There is many of us here that have the same situation.  The parent that was the "absent" or worse parent, seems to be the one in favor.  I'll never get it and at some point, you realize there is nothing to get.  It is what it is and looking for the why's will drive you bonkers.
We must let go of the life we have planned, so as to accept the one that is waiting for us. -
Joseph Campbell

elsieshaye

Quote from: Pooh on August 16, 2013, 08:25:17 AMat some point, you realize there is nothing to get.  It is what it is and looking for the why's will drive you bonkers.

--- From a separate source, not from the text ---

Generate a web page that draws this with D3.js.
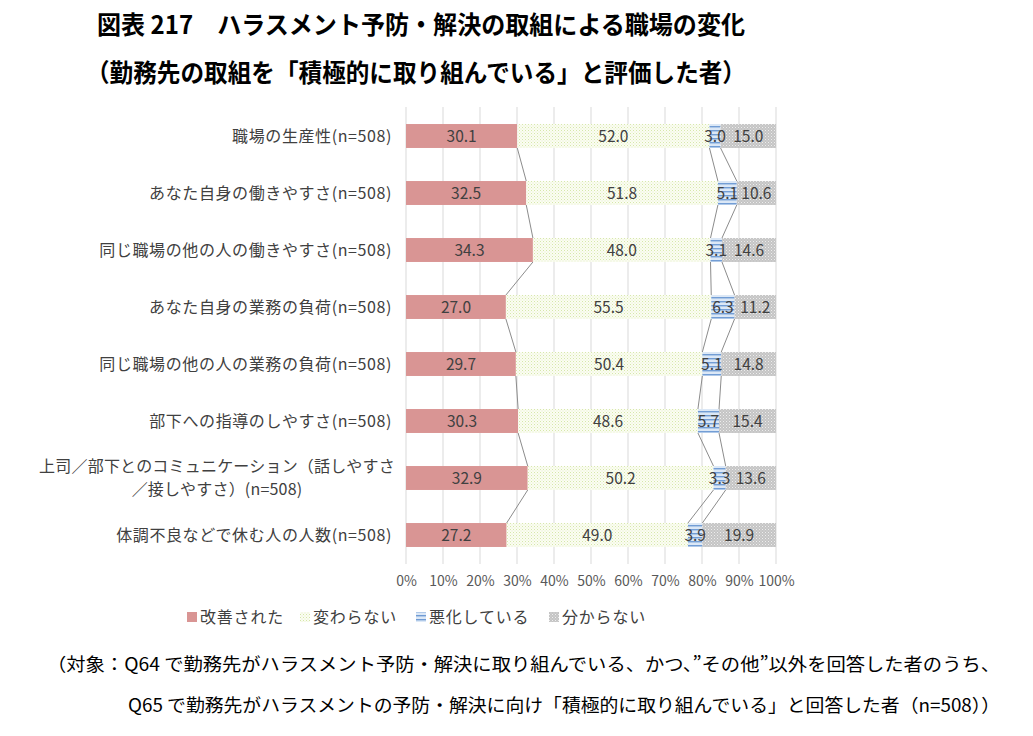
<!DOCTYPE html>
<html lang="ja">
<head>
<meta charset="UTF-8">
<title>図表 217 ハラスメント予防・解決の取組による職場の変化</title>
<script src="https://d3js.org/d3.v7.min.js"></script>
<style>
  body { margin: 0; background: #fff; }
  svg text { font-family: "Noto Sans CJK JP", "Noto Sans", sans-serif; }
</style>
</head>
<body>
<div id="chart"></div>
<script>
// カテゴリ(上から順)
const categories = [
    "職場の生産性(n=508)",
    "あなた自身の働きやすさ(n=508)",
    "同じ職場の他の人の働きやすさ(n=508)",
    "あなた自身の業務の負荷(n=508)",
    "同じ職場の他の人の業務の負荷(n=508)",
    "部下への指導のしやすさ(n=508)",
    "上司／部下とのコミュニケーション（話しやすさ\n／接しやすさ）(n=508)",
    "体調不良などで休む人の人数(n=508)"
];
const seriesNames = ["改善された", "変わらない", "悪化している", "分からない"];

// 系列ごとの値(%)
const improved  = [30.1, 32.5, 34.3, 27.0, 29.7, 30.3, 32.9, 27.2];
const unchanged = [52.0, 51.8, 48.0, 55.5, 50.4, 48.6, 50.2, 49.0];
const worsened  = [3.0, 5.1, 3.1, 6.3, 5.1, 5.7, 3.3, 3.9];
const unknown   = [15.0, 10.6, 14.6, 11.2, 14.8, 15.4, 13.6, 19.9];

const xTicks = [0, 10, 20, 30, 40, 50, 60, 70, 80, 90, 100];

const W = 1033, H = 736;
const svg = d3.select("#chart").append("svg")
    .attr("width", W).attr("height", H);

// 塗りパターン
const defs = svg.append("defs");
const pGreen = defs.append("pattern").attr("id", "pGreen")
    .attr("width", 3).attr("height", 3).attr("patternUnits", "userSpaceOnUse");
pGreen.append("rect").attr("width", 3).attr("height", 3).attr("fill", "#fbfdf3");
pGreen.append("rect").attr("width", 1).attr("height", 1).attr("fill", "#d5e6a8");
pGreen.append("rect").attr("x", 1.5).attr("y", 1.5).attr("width", 1).attr("height", 1).attr("fill", "#e3eec6");

const pBlue = defs.append("pattern").attr("id", "pBlue")
    .attr("width", 4).attr("height", 4).attr("patternUnits", "userSpaceOnUse");
pBlue.append("rect").attr("width", 4).attr("height", 4).attr("fill", "#dce8f6");
pBlue.append("rect").attr("y", 2).attr("width", 4).attr("height", 1.4).attr("fill", "#6f9bd4");

const pGray = defs.append("pattern").attr("id", "pGray")
    .attr("width", 3).attr("height", 3).attr("patternUnits", "userSpaceOnUse");
pGray.append("rect").attr("width", 3).attr("height", 3).attr("fill", "#c4c4c4");
pGray.append("rect").attr("width", 1).attr("height", 1).attr("fill", "#eeeeee");
pGray.append("rect").attr("x", 1.5).attr("y", 1.5).attr("width", 1).attr("height", 1).attr("fill", "#e2e2e2");

const fills = ["#d99594", "url(#pGreen)", "url(#pBlue)", "url(#pGray)"];

// データ整形(100%積み上げ)
const rows = categories.map((c, i) => {
    const vals = [improved[i], unchanged[i], worsened[i], unknown[i]];
    const total = d3.sum(vals);
    let acc = 0;
    const segs = vals.map((v, k) => {
        const s = { key: k, value: v, x0: acc / total * 100, x1: (acc + v) / total * 100 };
        acc += v;
        return s;
    });
    return { cat: c, segs };
});

const x = d3.scaleLinear().domain([0, 100]).range([406, 776]);
const y = d3.scaleBand().domain(categories).range([107.5, 563.5]).paddingInner(0.58).paddingOuter(0.29);

// グリッド線
svg.append("g").selectAll("line").data(xTicks).join("line")
    .attr("x1", d => x(d)).attr("x2", d => x(d))
    .attr("y1", 107).attr("y2", 564)
    .attr("stroke", "#d9d9d9").attr("stroke-width", 1);

// 区分線(系列線)
const seriesLines = svg.append("g");
for (let i = 0; i < rows.length - 1; i++) {
    for (let k = 0; k < 3; k++) {
        seriesLines.append("line")
            .attr("x1", x(rows[i].segs[k].x1))
            .attr("y1", y(rows[i].cat) + y.bandwidth())
            .attr("x2", x(rows[i + 1].segs[k].x1))
            .attr("y2", y(rows[i + 1].cat))
            .attr("stroke", "#8c8c8c").attr("stroke-width", 1);
    }
}

// 棒
const bars = svg.append("g").selectAll("g").data(rows).join("g")
    .attr("transform", d => `translate(0,${y(d.cat)})`);
bars.selectAll("rect").data(d => d.segs).join("rect")
    .attr("x", d => x(d.x0))
    .attr("width", d => x(d.x1) - x(d.x0))
    .attr("height", y.bandwidth())
    .attr("fill", d => fills[d.key]);

// 値ラベル
bars.selectAll("text").data(d => d.segs).join("text")
    .attr("x", d => (x(d.x0) + x(d.x1)) / 2)
    .attr("y", y.bandwidth() / 2)
    .attr("dy", "0.36em")
    .attr("text-anchor", "middle")
    .attr("font-size", "15.5px")
    .attr("fill", "#404040")
    .text(d => d.value.toFixed(1));

// カテゴリラベル
svg.append("g").selectAll("text").data(categories).join("text")
    .each(function(d) {
        const t = d3.select(this);
        const lines = d.split("\n");
        const cy = y(d) + y.bandwidth() / 2;
        t.attr("font-size", "16px").attr("fill", "#404040");
        if (lines.length === 1) {
            t.attr("x", 392).attr("y", cy).attr("dy", "0.36em")
                .attr("letter-spacing", "0.6px")
                .attr("text-anchor", "end").text(d);
        } else {
            t.attr("text-anchor", "middle").attr("letter-spacing", "0.2px");
            lines.forEach((ln, j) => {
                t.append("tspan").attr("x", 217)
                    .attr("y", cy + (j - (lines.length - 1) / 2) * 23)
                    .attr("dy", "0.36em").text(ln);
            });
        }
    });

// X軸
const xAxis = svg.append("g")
    .attr("transform", "translate(0,574)")
    .call(d3.axisBottom(x).tickValues(xTicks).tickFormat(d => d + "%").tickSize(0).tickPadding(2));
xAxis.select(".domain").remove();
xAxis.selectAll("text").attr("font-size", "14px").attr("fill", "#595959")
    .style("font-family", "\"Noto Sans CJK JP\", sans-serif");

// 凡例
const legendX = [187, 300, 416, 549];
const legend = svg.append("g").selectAll("g").data(seriesNames).join("g")
    .attr("transform", (d, i) => `translate(${legendX[i]},617)`);
legend.append("rect").attr("x", 0).attr("y", -5).attr("width", 10).attr("height", 10)
    .attr("fill", (d, i) => fills[i]);
legend.append("text").attr("x", 13).attr("dy", "0.36em")
    .attr("font-size", "16px").attr("fill", "#404040").attr("letter-spacing", "0.8px")
    .text(d => d);

// タイトル
svg.append("text").attr("x", 97).attr("y", 34)
    .attr("font-size", "25px").attr("font-weight", "bold").attr("fill", "#000")
    .attr("textLength", 648).attr("lengthAdjust", "spacingAndGlyphs")
    .text("図表 217　ハラスメント予防・解決の取組による職場の変化");
svg.append("text").attr("x", 86).attr("y", 82)
    .attr("font-size", "25px").attr("font-weight", "bold").attr("fill", "#000")
    .attr("textLength", 660).attr("lengthAdjust", "spacingAndGlyphs")
    .text("（勤務先の取組を「積極的に取り組んでいる」と評価した者）");

// 注記
svg.append("text").attr("x", 47).attr("y", 671)
    .attr("font-size", "18px").attr("fill", "#000")
    .attr("textLength", 953).attr("lengthAdjust", "spacingAndGlyphs")
    .text("（対象：Q64 で勤務先がハラスメント予防・解決に取り組んでいる、かつ、”その他”以外を回答した者のうち、");
svg.append("text").attr("x", 128).attr("y", 712)
    .attr("font-size", "18px").attr("fill", "#000")
    .attr("textLength", 872).attr("lengthAdjust", "spacingAndGlyphs")
    .text("Q65 で勤務先がハラスメントの予防・解決に向け「積極的に取り組んでいる」と回答した者（n=508））");
</script>
</body>
</html>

Thanks, Pooh, I needed to hear this today.  I have better and worse weeks dealing with the situation with my son.  His aunt is taking him to visit colleges today, and I'm struggling, because, in an ideal world, I would love to be the one going with him.  But we don't currently have that kind of relationship, and while I absolutely own my part in that (including the fact that I've distanced myself from him out of a sense of self-preservation, for good or ill) it does hurt that his father and his aunt get to be involved in his life in ways I'm not.  I have to keep reminding myself that, it is what it is, and it's not really my job to understand, necessarily.  Just to accept the reality and make my own decisions about how to proceed in my own life.
This too shall pass.  All is well.

Pen

Thinking of you, Elsie. I need those words too.
Respect ... is appreciation of the separateness of the other person, of the ways in which he or she is unique.
-- Annie Gottlieb

elsieshaye

Thanks, Pen.  As another friend of mine said, the college trip must have really scared DS, because (when I made the mistake of asking him how it went, silly me!) I got a face full of crazy that rocked me back on my heels for a few days.  I also heard from the aunt who took him that he was horrible to her when she refused to just hand him money and made him apply for financial aid, and was also horrible to the school staff.

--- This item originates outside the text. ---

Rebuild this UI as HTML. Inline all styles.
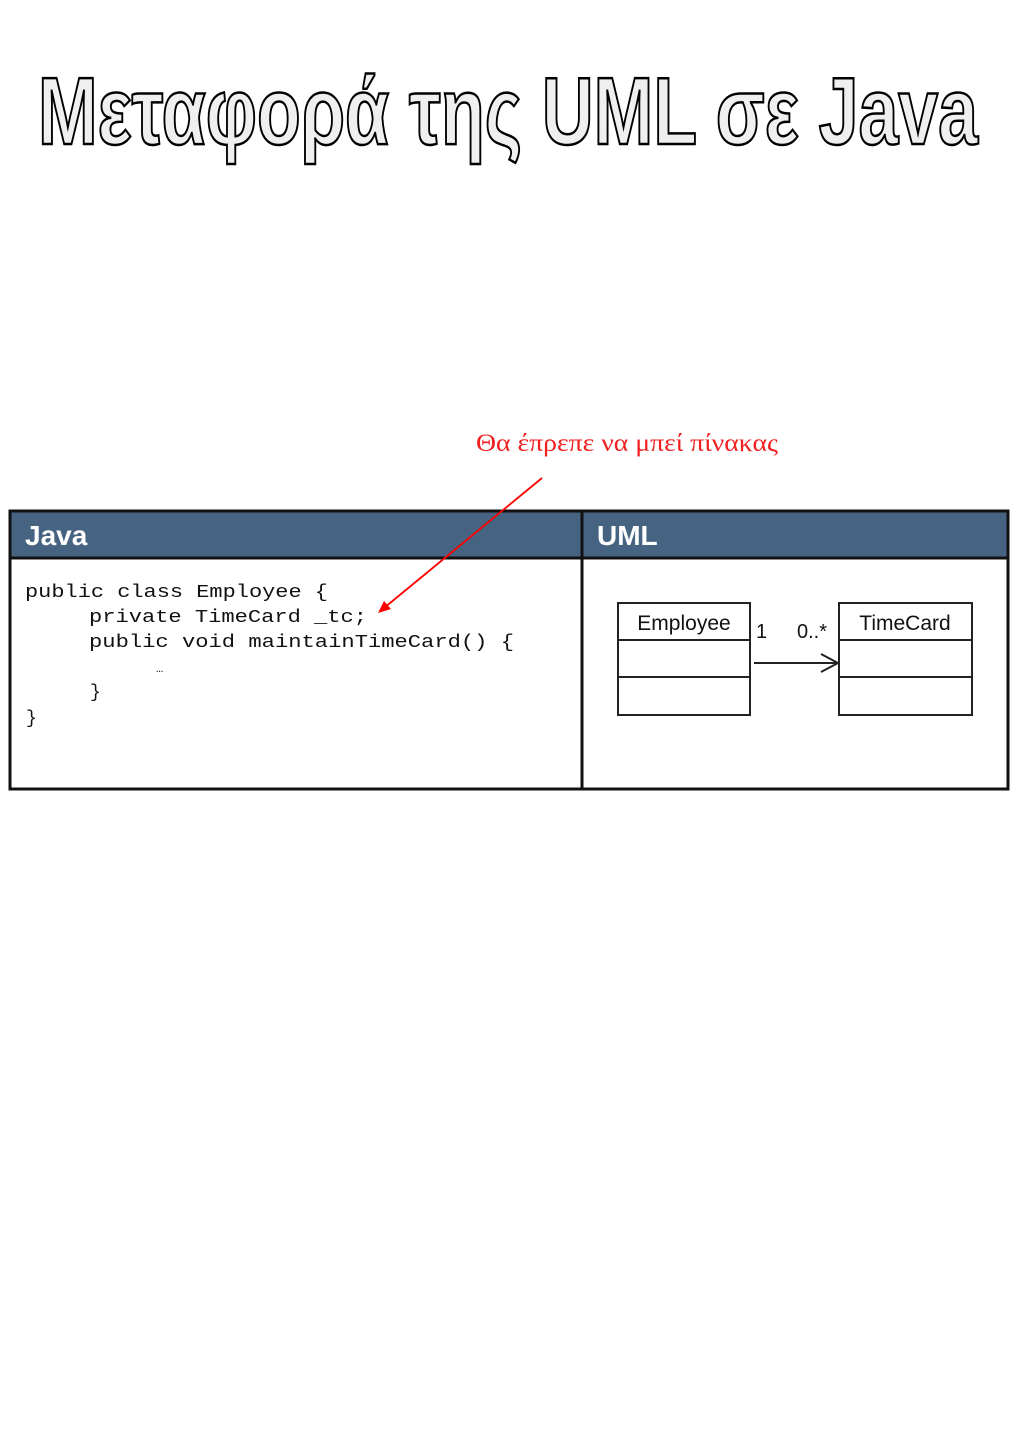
<!DOCTYPE html>
<html><head><meta charset="utf-8"><style>
html,body{margin:0;padding:0;background:#fff;}
svg{display:block}
</style></head><body>
<svg width="1024" height="1448" viewBox="0 0 1024 1448" xmlns="http://www.w3.org/2000/svg">
<text x="38" y="144" textLength="940" lengthAdjust="spacingAndGlyphs" font-family="'Liberation Sans Narrow','Liberation Sans',sans-serif" font-weight="bold" font-size="96" fill="#efefef" stroke="#000" stroke-width="2.5">Μεταφορά της UML σε Java</text>

<text x="476" y="451" textLength="302" lengthAdjust="spacingAndGlyphs" font-family="'Liberation Serif',serif" font-size="25" fill="#f02020">Θα έπρεπε να μπεί πίνακας</text>

<g>
<rect x="10" y="511" width="998" height="47" fill="#466482"/>
<rect x="10" y="511" width="998" height="278" fill="none" stroke="#111" stroke-width="3"/>
<line x1="10" y1="558" x2="1008" y2="558" stroke="#111" stroke-width="3"/>
<line x1="582" y1="511" x2="582" y2="789" stroke="#111" stroke-width="3"/>
<text x="25" y="545" font-family="'Liberation Sans Narrow','Liberation Sans',sans-serif" font-weight="bold" font-size="28" fill="#fff">Java</text>
<text x="597" y="545" font-family="'Liberation Sans Narrow','Liberation Sans',sans-serif" font-weight="bold" font-size="28" fill="#fff">UML</text>
<g font-family="'Liberation Mono',monospace" font-size="18" fill="#111">
<text x="25" y="597" textLength="303" lengthAdjust="spacingAndGlyphs">public class Employee {</text>
<text x="89" y="622" textLength="278" lengthAdjust="spacingAndGlyphs">private TimeCard _tc;</text>
<text x="89" y="647" textLength="425" lengthAdjust="spacingAndGlyphs">public void maintainTimeCard() {</text>
<text x="156" y="672" font-size="12">…</text>
<text x="90" y="697">}</text>
<text x="26" y="723">}</text>
</g>
<g font-family="'Liberation Sans',sans-serif" fill="#111">
<g>
<rect x="618" y="603" width="132" height="112" fill="#fff" stroke="#222" stroke-width="2"/>
<line x1="618" y1="640" x2="750" y2="640" stroke="#222" stroke-width="2"/>
<line x1="618" y1="677" x2="750" y2="677" stroke="#222" stroke-width="2"/>
<text x="684" y="630" text-anchor="middle" font-size="21">Employee</text>
</g>
<g>
<rect x="839" y="603" width="133" height="112" fill="#fff" stroke="#222" stroke-width="2"/>
<line x1="839" y1="640" x2="972" y2="640" stroke="#222" stroke-width="2"/>
<line x1="839" y1="677" x2="972" y2="677" stroke="#222" stroke-width="2"/>
<text x="905" y="630" text-anchor="middle" font-size="21">TimeCard</text>
</g>
<g>
<line x1="754" y1="663" x2="838" y2="663" stroke="#222" stroke-width="2"/>
<polyline points="821,654 838,663 821,672" fill="none" stroke="#222" stroke-width="2"/>
<text x="756" y="638" font-size="20">1</text>
<text x="797" y="638" font-size="20">0..*</text>
</g>
</g>
</g>

<g>
<line x1="542" y1="478" x2="384" y2="608" stroke="#f00" stroke-width="1.8"/>
<polygon points="378,613 384,601 391,609" fill="#f00"/>
</g>
</svg>
</body></html>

I decided it was time to take another big step back.  No more initiating contact, and the door is now firmly shut.  No dramatic slamming of that door, or announcing that it was closing, just the quiet turning of a dead-bolt.  I realized I had been yet again doing all the heavy lifting, and that what it really showed was that I don't trust him to do the work to rebuild our relationship, so I was trying to do it for him.  He may never do that work, and we may never have a relationship again.  I'm working on being ok with that.
This too shall pass.  All is well.

Pooh

Sorry Elsieshaye.  He's burning his bridges with quite a few people.  I'm sure Auntie will not be so keen on helping him again.  Good news?  It's validation for you that it's not about you, it's about him.
We must let go of the life we have planned, so as to accept the one that is waiting for us. -
Joseph Campbell

elsieshaye

Pooh, it does actually help a little, in terms of validation, to know he's not aiming it solely at me.  I think Auntie will keep on dashing herself against that rock, though, because she really believes that's what good people do.  There's a lot of judgement on her part about my stepping back from DS - she's been struggling with my ex-husband (her brother) for decades in the same way.  He gives her nothing but abuse and contempt, no matter how much she helps him and how much she goes out of her way, yet she can't seem to really stop, because it makes her feel that she's not a good person if she does.  I used to think that way too, but it makes me physically ill and depressed and does not one tiny bit of good for the other person.  I've learned to say "not my monkey, not my circus" where she is concerned.
This too shall pass.  All is well.

Pooh

I use to be that way too elsie.  I would take, take and take some more all in the name of "I'm still being the good one".  I think that was one of my major turning points when I realized that I would rather spend my time doing good for those that reciprocated and were grateful instead of those that expected it and were ungrateful.

So little time...so many flying monkeys.
We must let go of the life we have planned, so as to accept the one that is waiting for us. -
Joseph Campbell

Pen

Hear, hear! I'm learning this as well...very eye-opening.
Respect ... is appreciation of the separateness of the other person, of the ways in which he or she is unique.